The fact that they carve so easily is actually both a pro and a con in that you have to be very careful not to over shoot your lines. It’s quite easy to use a bit too much force and skid outside of your lines. This can be overcome with practice and a gentle touch. I have also found that holding my carving tool in a more horizontal plane in relation to the block gives me a bit more control. $1.70 for a 4 x 6″ block. Here are a few examples:

Conclusion: The combo of easy carving and value for your dollar makes this carving block a winner!

Recommended with Reservations:

Speedball Speedy Carve Blocks – For many folks this is their “go to” carving block. For me this block is just a bit too firm. Although the firm texture helps me to feel a bit more in control while carving, it’s also possible to over compensate and push too hard. Again, this is something that improves with practice. It’s easy to obtain fine details with this product, however, I have noticed that my prints aren’t quite as solid or “filled in” when I use these blocks on textiles. So, perhaps this material is better suited for use with paper? These babies are also on the pricey side which is another con in my book. $5.33 for a 4 x 6″ block.

Pink Pearl Eraser – I know that this is a bit off the beaten path…but these are wonderful to carve! They’re sturdy and they cut beautifully. They are a “just right” combination of soft and firm and they print crisply on fabric. I truly wish that they made these in larger sheets because I would be the first one in line! The biggest and really the only con is that the size of these “blocks” limits their usefulness.  63 cents for one eraser.

Speedball Speedy-Cut Carving Blocks – These blocks carve easily but the material is a bit crumbly.
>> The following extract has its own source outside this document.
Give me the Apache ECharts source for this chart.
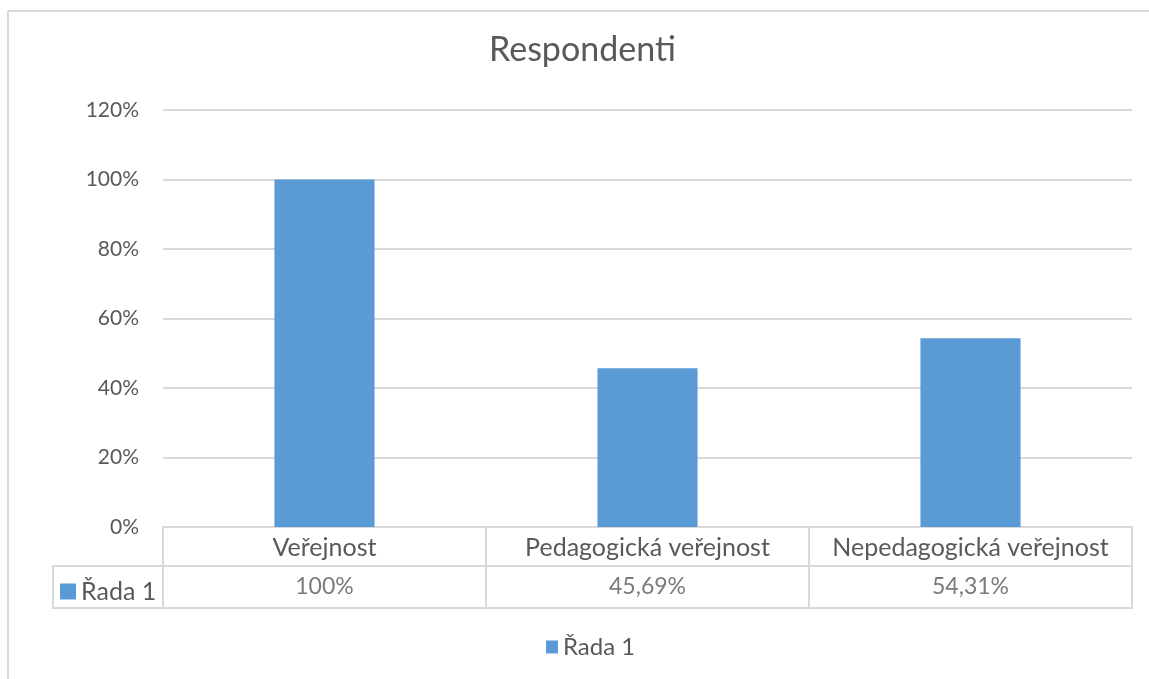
<!DOCTYPE html>
<html>
<head>
<meta charset="utf-8">
<script src="https://cdn.jsdelivr.net/npm/echarts@6/dist/echarts.min.js"></script>
<style>html,body{margin:0;padding:0;background:#fff;}#c{width:1149px;height:679px;}</style>
</head>
<body>
<div id="c"></div>
<script>
const titleText = 'Respondenti';
const seriesName = 'Řada 1';
const categories = ['Veřejnost', 'Pedagogická veřejnost', 'Nepedagogická veřejnost'];
const values = [1, 0.4569, 0.5431];
const yTicks = [0, 0.2, 0.4, 0.6, 0.8, 1.0, 1.2];

const FONT = 'Lato';
const TXT = '#595959';
const LINE = '#d9d9d9';
const BAR = '#5B9BD5';

function pct(v) {
  const p = Math.round(v * 10000) / 100;
  return (Number.isInteger(p) ? String(p) : p.toFixed(2).replace('.', ',')) + '%';
}

const chart = echarts.init(document.getElementById('c'), null, {renderer: 'canvas'});
const L = 163, W = 969;
chart.setOption({
  animation: false,
  backgroundColor: '#fff',
  textStyle: {fontFamily: FONT},
  title: {
    text: titleText, left: 484, top: 28,
    textStyle: {fontFamily: FONT, fontSize: 34, fontWeight: 'normal', color: TXT}
  },
  graphic: [
    {type: 'line', shape: {x1: 8, y1: 11, x2: 1149, y2: 11}, style: {stroke: LINE, lineWidth: 2}, silent: true},
    {type: 'line', shape: {x1: 8, y1: 11, x2: 8, y2: 679}, style: {stroke: LINE, lineWidth: 2}, silent: true}
  ],
  legend: [
    {data: [seriesName], left: 55, top: 574, itemWidth: 16, itemHeight: 16, icon: 'rect',
     textStyle: {fontFamily: FONT, fontSize: 25, color: TXT}, selectedMode: false},
    {data: [seriesName], left: 541, top: 630, itemWidth: 12, itemHeight: 13, icon: 'rect',
     textStyle: {fontFamily: FONT, fontSize: 24, color: TXT}, selectedMode: false}
  ],
  grid: [
    {left: L, width: W, top: 110, height: 417},
    {left: L, width: W, top: 527, height: 39, show: true, borderColor: LINE, borderWidth: 2},
    {left: L, width: W, top: 566, height: 42, show: true, borderColor: LINE, borderWidth: 2},
    {left: 53, width: 110, top: 566, height: 42, show: true, borderColor: LINE, borderWidth: 2}
  ],
  xAxis: [
    {gridIndex: 0, type: 'category', data: categories,
     axisLine: {show: true, lineStyle: {color: LINE, width: 2}}, axisTick: {show: false},
     axisLabel: {show: true, interval: 0, hideOverlap: false, margin: 8, fontFamily: FONT, fontSize: 25, color: TXT}},
    {gridIndex: 1, type: 'category', data: categories,
     axisLine: {show: false}, axisTick: {show: false}, axisLabel: {show: false},
     splitLine: {show: true, interval: 0, lineStyle: {color: LINE, width: 2}}},
    {gridIndex: 2, type: 'category', data: categories,
     axisLine: {show: false}, axisTick: {show: false}, axisLabel: {show: false},
     splitLine: {show: true, interval: 0, lineStyle: {color: LINE, width: 2}}},
    {gridIndex: 3, type: 'category', data: [''], show: false}
  ],
  yAxis: [
    {gridIndex: 0, type: 'value', min: 0, max: 1.2, interval: 0.2,
     axisLine: {show: false}, axisTick: {show: false},
     splitLine: {show: true, lineStyle: {color: LINE, width: 2}},
     axisLabel: {margin: 24, fontFamily: FONT, fontSize: 21, color: TXT,
       formatter: v => Math.round(v * 100) + '%'}},
    {gridIndex: 1, type: 'value', min: 0, max: 1, show: false},
    {gridIndex: 2, type: 'category', data: [seriesName], show: false},
    {gridIndex: 3, type: 'value', show: false}
  ],
  series: [
    {name: seriesName, type: 'bar', xAxisIndex: 0, yAxisIndex: 0, data: values,
     barWidth: '31%', itemStyle: {color: BAR}},
    {name: 'table', type: 'scatter', xAxisIndex: 2, yAxisIndex: 2, symbolSize: 0,
     data: values.map((v, i) => [categories[i], seriesName, v]),
     label: {show: true, position: 'inside', fontFamily: FONT, fontSize: 23, color: TXT,
       formatter: p => pct(p.value[2])}}
  ]
});
</script>
</body>
</html>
They print clearly on textiles. This product is on the more affordable side, so all in all it’s a decent option. $2.68 for a 4 x 5.5″ block.

Richeson Clear Carve Linoleum – The product information on these says that they carve like butter. Really??? Okay, maybe if your butter is frozen solid, but even then! While these are definitely easier to carve than traditional linoleum blocks, they are by no means easy. I really like that they are clear which allows for easy design transfer and block placement. However, the clear surface also makes it very difficult to see your carved lines and this product seems to grab onto the carving tools making smooth, even lines difficult to obtain. The print quality for these blocks isn’t great on fabric. That being said, I was able to get an interesting effect that I ended up liking a lot. $3.29 for a 4 x 6″ block.
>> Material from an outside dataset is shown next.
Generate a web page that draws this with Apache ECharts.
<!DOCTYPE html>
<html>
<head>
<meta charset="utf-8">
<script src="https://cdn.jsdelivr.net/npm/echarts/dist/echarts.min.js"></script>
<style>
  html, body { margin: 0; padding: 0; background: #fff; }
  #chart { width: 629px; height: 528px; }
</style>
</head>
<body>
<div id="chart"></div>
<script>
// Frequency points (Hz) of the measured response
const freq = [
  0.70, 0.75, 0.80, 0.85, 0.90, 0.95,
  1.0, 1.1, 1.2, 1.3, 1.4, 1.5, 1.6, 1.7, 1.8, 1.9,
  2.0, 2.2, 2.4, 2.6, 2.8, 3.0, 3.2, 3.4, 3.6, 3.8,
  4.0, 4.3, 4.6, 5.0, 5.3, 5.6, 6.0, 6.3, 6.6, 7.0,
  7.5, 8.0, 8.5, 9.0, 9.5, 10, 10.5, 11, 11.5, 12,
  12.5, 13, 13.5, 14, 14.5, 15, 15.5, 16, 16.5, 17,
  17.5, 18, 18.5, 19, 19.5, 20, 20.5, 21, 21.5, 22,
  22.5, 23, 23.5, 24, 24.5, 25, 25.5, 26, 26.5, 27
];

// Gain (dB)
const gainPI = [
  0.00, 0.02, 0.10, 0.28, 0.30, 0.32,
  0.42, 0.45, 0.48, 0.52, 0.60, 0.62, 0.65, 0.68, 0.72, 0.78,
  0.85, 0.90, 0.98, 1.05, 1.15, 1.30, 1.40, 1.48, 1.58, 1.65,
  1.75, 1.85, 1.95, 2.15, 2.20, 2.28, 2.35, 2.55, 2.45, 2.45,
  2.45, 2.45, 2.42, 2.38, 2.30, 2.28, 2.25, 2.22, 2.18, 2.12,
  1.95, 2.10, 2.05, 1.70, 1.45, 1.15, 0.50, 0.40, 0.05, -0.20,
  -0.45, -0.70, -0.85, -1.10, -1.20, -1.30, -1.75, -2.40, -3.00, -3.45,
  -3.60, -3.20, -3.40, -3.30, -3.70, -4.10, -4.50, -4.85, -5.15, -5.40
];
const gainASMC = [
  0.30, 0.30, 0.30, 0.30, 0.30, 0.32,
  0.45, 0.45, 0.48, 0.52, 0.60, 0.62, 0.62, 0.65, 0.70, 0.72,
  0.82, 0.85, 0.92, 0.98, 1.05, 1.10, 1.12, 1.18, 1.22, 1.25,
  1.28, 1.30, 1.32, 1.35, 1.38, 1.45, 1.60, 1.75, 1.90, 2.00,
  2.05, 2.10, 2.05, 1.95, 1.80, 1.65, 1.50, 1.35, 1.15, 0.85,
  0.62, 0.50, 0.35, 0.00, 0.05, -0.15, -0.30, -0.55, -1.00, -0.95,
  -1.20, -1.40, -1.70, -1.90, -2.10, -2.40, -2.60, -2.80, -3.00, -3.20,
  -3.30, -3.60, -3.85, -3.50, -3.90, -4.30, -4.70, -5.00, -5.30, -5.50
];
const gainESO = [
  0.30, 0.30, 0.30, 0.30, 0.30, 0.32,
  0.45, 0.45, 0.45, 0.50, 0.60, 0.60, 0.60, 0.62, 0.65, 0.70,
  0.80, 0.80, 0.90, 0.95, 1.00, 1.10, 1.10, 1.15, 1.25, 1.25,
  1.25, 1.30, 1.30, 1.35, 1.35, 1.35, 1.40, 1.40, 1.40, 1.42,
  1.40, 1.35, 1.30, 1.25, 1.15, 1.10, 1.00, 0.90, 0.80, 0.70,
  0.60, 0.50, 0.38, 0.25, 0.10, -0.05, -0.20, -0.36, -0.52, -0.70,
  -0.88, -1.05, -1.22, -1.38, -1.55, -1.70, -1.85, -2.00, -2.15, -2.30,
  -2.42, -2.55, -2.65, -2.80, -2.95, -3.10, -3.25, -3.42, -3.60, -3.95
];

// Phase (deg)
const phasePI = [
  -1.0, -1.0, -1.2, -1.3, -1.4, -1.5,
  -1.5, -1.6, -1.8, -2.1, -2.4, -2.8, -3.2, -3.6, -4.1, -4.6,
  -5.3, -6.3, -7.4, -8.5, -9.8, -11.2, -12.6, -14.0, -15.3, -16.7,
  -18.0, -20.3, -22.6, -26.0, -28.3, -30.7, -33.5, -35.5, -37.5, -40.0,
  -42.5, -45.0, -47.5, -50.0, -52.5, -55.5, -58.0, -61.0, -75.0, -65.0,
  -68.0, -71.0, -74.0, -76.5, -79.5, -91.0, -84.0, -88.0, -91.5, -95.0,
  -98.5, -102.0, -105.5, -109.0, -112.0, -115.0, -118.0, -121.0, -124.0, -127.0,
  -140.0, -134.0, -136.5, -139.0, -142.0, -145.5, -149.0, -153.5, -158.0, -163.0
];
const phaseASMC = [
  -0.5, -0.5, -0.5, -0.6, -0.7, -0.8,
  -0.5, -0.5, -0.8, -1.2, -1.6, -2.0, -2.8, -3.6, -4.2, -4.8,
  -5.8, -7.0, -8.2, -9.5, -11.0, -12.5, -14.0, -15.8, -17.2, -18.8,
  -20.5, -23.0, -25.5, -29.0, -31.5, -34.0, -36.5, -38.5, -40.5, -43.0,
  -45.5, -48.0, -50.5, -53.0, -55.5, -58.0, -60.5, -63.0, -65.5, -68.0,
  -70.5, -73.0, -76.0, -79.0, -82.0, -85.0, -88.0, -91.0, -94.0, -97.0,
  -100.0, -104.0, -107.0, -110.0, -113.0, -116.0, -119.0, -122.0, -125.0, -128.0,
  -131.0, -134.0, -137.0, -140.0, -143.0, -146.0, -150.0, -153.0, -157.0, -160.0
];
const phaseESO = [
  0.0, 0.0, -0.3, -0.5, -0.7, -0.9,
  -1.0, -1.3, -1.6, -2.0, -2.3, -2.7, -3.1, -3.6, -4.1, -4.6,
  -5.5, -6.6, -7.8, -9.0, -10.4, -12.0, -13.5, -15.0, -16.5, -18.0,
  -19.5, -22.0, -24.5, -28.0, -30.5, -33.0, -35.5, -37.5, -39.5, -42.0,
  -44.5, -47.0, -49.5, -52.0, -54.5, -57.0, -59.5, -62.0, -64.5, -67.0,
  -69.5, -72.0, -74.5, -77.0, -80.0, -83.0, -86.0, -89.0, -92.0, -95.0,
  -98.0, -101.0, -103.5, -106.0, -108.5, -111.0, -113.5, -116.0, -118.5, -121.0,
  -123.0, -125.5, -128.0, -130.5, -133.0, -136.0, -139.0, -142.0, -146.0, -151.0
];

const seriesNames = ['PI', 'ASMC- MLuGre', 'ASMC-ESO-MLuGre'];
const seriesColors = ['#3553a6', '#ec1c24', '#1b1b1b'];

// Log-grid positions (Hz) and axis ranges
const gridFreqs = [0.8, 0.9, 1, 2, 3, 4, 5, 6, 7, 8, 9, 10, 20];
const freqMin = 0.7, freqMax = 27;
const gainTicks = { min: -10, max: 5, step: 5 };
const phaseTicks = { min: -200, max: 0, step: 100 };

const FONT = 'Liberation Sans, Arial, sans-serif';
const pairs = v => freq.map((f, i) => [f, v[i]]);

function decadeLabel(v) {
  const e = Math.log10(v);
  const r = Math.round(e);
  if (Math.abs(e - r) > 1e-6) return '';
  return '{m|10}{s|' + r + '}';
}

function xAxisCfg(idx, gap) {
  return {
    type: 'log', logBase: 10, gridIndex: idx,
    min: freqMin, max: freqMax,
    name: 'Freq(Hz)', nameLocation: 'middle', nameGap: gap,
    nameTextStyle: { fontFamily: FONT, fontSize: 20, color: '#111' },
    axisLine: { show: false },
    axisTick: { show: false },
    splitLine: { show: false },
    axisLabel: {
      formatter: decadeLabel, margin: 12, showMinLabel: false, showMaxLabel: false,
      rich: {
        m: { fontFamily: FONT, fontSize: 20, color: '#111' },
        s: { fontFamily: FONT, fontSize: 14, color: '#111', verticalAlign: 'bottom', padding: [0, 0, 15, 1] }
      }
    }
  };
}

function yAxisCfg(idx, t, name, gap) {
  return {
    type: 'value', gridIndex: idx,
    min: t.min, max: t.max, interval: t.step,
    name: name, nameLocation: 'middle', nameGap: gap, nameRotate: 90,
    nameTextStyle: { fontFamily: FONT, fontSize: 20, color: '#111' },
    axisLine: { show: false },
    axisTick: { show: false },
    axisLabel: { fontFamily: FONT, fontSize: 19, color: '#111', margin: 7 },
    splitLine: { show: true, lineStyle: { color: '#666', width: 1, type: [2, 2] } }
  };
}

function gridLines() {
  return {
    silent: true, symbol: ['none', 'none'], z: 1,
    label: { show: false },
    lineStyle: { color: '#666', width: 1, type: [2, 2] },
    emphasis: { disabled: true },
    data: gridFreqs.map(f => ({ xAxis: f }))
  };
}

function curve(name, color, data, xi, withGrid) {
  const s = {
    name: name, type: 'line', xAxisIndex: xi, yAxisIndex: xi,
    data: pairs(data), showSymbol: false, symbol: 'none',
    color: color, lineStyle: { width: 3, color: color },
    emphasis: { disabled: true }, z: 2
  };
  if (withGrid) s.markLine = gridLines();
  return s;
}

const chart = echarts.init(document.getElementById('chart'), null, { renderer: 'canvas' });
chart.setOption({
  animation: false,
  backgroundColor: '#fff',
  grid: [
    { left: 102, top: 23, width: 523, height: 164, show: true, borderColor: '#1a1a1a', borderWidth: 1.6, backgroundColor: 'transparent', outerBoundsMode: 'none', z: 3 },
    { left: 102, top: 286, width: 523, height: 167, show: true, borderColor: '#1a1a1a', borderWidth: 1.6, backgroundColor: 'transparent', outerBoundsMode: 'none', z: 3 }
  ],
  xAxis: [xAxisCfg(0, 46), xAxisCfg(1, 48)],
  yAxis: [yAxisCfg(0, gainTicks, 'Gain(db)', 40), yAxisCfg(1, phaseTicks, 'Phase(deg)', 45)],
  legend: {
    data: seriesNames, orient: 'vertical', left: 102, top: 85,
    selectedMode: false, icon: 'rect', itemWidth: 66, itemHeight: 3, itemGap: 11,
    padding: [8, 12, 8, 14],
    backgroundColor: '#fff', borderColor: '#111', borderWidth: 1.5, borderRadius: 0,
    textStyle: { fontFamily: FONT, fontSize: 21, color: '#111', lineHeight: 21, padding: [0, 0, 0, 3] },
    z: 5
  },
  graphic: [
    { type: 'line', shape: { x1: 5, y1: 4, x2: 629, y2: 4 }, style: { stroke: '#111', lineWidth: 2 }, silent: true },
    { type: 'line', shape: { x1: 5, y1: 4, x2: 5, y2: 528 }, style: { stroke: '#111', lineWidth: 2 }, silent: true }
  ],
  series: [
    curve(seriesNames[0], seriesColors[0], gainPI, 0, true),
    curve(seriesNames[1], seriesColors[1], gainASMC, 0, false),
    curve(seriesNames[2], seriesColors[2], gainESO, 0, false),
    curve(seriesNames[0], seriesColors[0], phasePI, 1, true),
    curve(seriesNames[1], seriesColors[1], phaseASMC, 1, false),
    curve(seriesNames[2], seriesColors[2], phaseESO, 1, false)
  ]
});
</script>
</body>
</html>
Conclusion:  If I had my druthers, I would pick the pink pearl eraser, but since this isn’t a practical option for most block printing needs, the Speedy Carve Blocks get the silver medal.

Not Recommended:

Battleship Linoleum – Just don’t bother. It’s super hard to cut and the print quality on textiles is terrible. I dove in head first and carved the image below three days ago. It was a total waste of my time and my hand is still sore. 😦 $1.49 for a 4 x 6″ block.

So there’s my two cents on the matter of carving blocks for textiles! I hope that you found it helpful!